As if corporate dealmakers aren’t facing enough headwinds lately, with political and economic turbulence rippling around the globe, a new obstacle to mega-mergers has emerged recently with the spectre of more vigorous enforcement of anti-trust law by U.S. regulators.
The revival of anti-trust enforcement seems to be an inevitable policy response as corporate mergers have reached new heights and scale, including pending mega-deals such as the proposed tie up between Anheuser-Busch InBev and SABMiller which would create a company that would account for about half the profit and almost a third of all beer sold worldwide.
In the case of the proposed InBev – SABMiller merger, dealmakers took the standard approach of proposing to divest holdings in certain assets in order to prevent an increased concentration of ownership within the U.S. market. But notwithstanding the proposed asset sales, the antitrust division of the U.S. Justice Department recently pressed ahead with a second round of information requests, signalling that the regulators are looking at the proposal with a heightened level of scrutiny.
Already this year, M&A deals with a combined value of $400 billion have collapsed in the U.S. market. According to Dealogic, this far exceeds last year’s full-year total of $231 billion in withdrawn deals and the 5-year average full-year total of $243 billion.
Not all of these deals fell apart as a result of increased antitrust enforcement. In fact, the biggest busted deal so far this year was the proposed tie up of Pfizer and Allergan, which was scuttled by the actions of the U.S. Treasury Department in moving to tighten tax regulations related to corporate inversions. But antitrust enforcement has been responsible for several other notable busted deals, including the recently withdrawn merger of Halliburton and BakerHughes, as well as the proposed combination of Staples and Office Depot.
In total, eight mergers were abandoned in 2015 after the U.S. Department of Justice objected to them on antitrust grounds, the most since 2012, according to the department’s data.
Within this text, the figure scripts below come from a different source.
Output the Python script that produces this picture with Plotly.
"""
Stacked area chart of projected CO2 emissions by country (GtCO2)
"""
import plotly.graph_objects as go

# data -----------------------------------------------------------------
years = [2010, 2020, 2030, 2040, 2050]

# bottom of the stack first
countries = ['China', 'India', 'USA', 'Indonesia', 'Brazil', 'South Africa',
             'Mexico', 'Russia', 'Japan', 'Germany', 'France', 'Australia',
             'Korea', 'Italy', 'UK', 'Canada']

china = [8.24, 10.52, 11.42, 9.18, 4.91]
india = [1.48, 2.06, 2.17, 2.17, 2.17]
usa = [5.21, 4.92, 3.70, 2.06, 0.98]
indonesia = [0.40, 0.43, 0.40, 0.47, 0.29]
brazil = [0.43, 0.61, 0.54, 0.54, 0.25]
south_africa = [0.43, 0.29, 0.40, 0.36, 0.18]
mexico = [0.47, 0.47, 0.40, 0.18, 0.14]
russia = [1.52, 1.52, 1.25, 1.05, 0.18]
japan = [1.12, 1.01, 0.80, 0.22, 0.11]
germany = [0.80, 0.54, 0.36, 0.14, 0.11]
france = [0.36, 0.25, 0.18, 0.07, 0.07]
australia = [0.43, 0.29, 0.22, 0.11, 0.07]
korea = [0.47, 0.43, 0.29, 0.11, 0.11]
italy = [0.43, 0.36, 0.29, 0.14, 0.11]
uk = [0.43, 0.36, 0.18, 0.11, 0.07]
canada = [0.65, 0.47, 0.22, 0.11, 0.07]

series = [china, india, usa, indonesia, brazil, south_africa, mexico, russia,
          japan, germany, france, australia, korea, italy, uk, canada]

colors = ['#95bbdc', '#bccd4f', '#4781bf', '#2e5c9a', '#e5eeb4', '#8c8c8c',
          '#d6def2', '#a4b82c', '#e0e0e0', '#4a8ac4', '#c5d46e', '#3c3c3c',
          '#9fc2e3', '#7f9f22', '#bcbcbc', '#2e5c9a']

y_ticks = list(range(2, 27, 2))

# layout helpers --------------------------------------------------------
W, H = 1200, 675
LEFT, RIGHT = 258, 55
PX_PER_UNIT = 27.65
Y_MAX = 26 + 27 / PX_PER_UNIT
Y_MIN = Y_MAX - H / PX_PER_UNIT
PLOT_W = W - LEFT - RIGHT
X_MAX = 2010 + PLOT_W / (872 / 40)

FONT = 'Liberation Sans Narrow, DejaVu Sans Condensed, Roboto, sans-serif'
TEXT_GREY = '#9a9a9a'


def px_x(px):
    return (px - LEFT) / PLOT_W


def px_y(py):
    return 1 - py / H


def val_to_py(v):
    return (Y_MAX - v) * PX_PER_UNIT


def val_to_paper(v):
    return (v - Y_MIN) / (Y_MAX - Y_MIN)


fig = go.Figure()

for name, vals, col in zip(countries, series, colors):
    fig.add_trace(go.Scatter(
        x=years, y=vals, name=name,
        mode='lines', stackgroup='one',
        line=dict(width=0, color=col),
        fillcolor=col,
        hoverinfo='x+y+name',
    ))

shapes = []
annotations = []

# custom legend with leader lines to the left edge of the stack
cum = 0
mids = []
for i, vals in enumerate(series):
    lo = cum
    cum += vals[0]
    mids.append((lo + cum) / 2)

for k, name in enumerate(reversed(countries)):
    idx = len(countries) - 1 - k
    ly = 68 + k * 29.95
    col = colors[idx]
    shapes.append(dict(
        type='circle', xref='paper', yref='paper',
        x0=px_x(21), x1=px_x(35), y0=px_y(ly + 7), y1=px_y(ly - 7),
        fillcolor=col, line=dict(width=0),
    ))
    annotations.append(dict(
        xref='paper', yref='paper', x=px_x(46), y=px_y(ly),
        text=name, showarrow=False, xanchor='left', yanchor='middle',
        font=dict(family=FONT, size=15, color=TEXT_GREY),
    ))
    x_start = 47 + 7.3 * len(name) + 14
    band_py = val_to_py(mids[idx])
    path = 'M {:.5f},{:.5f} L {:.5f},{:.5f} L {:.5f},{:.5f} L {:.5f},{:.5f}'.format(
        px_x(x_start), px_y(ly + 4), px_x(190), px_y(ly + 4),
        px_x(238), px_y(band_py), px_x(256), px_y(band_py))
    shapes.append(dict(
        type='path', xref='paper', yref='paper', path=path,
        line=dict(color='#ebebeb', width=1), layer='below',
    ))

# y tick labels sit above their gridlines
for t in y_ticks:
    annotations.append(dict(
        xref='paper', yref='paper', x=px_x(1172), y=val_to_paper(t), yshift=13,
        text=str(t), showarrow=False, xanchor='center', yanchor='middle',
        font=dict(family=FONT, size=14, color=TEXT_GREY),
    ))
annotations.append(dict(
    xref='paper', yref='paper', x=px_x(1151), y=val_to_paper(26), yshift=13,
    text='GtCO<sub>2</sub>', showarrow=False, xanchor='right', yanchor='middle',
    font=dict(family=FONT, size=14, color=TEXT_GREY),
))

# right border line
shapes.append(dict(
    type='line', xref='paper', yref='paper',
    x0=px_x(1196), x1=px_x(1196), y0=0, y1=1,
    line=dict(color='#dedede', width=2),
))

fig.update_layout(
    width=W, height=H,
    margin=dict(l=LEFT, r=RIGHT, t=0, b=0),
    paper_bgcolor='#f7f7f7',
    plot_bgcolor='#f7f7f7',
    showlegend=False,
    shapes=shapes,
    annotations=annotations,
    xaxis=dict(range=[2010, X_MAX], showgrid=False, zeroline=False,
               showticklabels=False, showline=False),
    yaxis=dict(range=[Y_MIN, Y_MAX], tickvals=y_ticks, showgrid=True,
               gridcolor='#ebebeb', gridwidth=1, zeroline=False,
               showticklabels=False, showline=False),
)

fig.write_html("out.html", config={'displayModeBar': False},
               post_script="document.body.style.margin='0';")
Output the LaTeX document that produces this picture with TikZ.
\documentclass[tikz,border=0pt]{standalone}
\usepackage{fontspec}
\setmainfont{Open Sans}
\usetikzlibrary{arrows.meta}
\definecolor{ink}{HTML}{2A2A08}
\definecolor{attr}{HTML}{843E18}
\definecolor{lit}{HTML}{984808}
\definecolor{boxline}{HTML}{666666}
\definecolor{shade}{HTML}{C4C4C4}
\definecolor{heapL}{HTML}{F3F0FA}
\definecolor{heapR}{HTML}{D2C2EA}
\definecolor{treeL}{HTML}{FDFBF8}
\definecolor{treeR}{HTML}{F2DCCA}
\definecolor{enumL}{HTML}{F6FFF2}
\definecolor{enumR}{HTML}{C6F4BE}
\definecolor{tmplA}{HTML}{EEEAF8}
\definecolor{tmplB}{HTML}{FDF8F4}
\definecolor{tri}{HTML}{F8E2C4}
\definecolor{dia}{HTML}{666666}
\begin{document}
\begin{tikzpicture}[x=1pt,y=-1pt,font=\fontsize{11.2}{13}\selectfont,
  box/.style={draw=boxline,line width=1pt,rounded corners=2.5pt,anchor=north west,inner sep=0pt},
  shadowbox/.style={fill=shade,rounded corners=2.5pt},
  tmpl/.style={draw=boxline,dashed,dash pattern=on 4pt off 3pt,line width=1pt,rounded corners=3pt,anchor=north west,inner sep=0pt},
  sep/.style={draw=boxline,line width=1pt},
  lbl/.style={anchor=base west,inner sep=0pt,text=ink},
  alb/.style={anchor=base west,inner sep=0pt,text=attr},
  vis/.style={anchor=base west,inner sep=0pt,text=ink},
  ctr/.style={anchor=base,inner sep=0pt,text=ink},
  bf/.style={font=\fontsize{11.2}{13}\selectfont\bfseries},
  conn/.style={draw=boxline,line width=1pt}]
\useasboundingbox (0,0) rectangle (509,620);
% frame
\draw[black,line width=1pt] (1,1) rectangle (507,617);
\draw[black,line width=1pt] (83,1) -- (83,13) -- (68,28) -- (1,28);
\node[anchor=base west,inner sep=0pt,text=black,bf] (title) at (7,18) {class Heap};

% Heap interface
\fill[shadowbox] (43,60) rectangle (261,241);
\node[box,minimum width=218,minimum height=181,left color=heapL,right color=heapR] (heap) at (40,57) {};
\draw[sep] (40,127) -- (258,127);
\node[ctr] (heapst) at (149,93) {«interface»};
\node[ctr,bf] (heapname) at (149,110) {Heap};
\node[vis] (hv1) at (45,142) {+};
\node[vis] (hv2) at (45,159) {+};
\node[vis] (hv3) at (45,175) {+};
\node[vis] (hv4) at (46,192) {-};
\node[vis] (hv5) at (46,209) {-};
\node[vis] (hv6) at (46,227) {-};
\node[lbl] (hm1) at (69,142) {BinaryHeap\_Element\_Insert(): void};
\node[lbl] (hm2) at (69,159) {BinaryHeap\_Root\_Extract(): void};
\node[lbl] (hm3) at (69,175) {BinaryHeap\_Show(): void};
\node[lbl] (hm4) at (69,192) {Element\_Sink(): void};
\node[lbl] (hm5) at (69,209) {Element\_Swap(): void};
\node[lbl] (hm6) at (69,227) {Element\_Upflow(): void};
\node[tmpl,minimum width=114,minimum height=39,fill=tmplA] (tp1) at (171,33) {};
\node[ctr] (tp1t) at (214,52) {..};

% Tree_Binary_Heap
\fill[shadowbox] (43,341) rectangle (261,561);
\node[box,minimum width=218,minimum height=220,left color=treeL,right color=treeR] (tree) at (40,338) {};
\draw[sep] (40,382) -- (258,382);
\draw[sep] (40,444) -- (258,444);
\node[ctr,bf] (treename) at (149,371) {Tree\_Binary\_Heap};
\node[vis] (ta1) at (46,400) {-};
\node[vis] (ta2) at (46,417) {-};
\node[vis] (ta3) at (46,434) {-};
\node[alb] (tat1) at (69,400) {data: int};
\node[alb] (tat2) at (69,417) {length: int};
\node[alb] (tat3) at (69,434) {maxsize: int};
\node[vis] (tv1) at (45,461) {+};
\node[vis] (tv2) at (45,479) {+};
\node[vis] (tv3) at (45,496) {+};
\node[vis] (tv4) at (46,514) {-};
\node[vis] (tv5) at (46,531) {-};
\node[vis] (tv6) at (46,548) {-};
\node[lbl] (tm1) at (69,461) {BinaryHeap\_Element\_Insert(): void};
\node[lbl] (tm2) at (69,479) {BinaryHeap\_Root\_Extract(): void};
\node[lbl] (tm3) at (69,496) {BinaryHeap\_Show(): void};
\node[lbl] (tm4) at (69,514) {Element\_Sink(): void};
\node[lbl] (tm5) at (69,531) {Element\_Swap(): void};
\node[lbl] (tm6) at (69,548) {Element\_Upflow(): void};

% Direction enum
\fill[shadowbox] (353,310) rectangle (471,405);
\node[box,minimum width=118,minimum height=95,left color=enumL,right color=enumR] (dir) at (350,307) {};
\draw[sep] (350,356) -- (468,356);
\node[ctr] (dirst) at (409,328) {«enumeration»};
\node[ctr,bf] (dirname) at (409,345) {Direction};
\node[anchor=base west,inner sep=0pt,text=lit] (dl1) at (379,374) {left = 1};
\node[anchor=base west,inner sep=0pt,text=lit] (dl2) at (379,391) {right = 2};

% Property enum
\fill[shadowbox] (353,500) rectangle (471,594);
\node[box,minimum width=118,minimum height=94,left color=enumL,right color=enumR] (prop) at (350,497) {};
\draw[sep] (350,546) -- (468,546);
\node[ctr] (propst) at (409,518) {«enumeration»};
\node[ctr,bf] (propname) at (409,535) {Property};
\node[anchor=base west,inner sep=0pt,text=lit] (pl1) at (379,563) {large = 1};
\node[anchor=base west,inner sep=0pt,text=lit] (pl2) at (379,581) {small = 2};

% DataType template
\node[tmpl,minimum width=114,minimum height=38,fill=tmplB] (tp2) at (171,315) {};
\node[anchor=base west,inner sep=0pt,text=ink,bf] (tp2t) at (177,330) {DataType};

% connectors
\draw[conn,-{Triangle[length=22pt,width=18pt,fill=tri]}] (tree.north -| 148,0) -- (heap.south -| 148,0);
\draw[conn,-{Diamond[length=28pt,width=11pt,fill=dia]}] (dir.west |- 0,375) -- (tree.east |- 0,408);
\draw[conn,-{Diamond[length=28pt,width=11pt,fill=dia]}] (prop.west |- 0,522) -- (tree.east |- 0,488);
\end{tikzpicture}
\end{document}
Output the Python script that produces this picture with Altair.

So far this year, there have been three antitrust deal fatalities, with a growing list of pending deals, such as InBev-SABMiller, facing the prospect of protracted review and heightened scrutiny.
“We have had 25 years of pretty lax antitrust enforcement,” as Diana Moss, the head of the American Antitrust Institute, recently told a reporter from CBS. “We’ve gotten to the point in many markets where they’re so highly concentrated that any merger is going to raise red flags.”
While these red flags are being raised with increasing frequency in response to the latest round of mega-mergers, it may be one more reason why the focus and energy of dealmakers continues to shift in the direction of middle market transactions, where we see an expanded range of opportunity and much lower execution risk when it comes to antitrust scrutiny.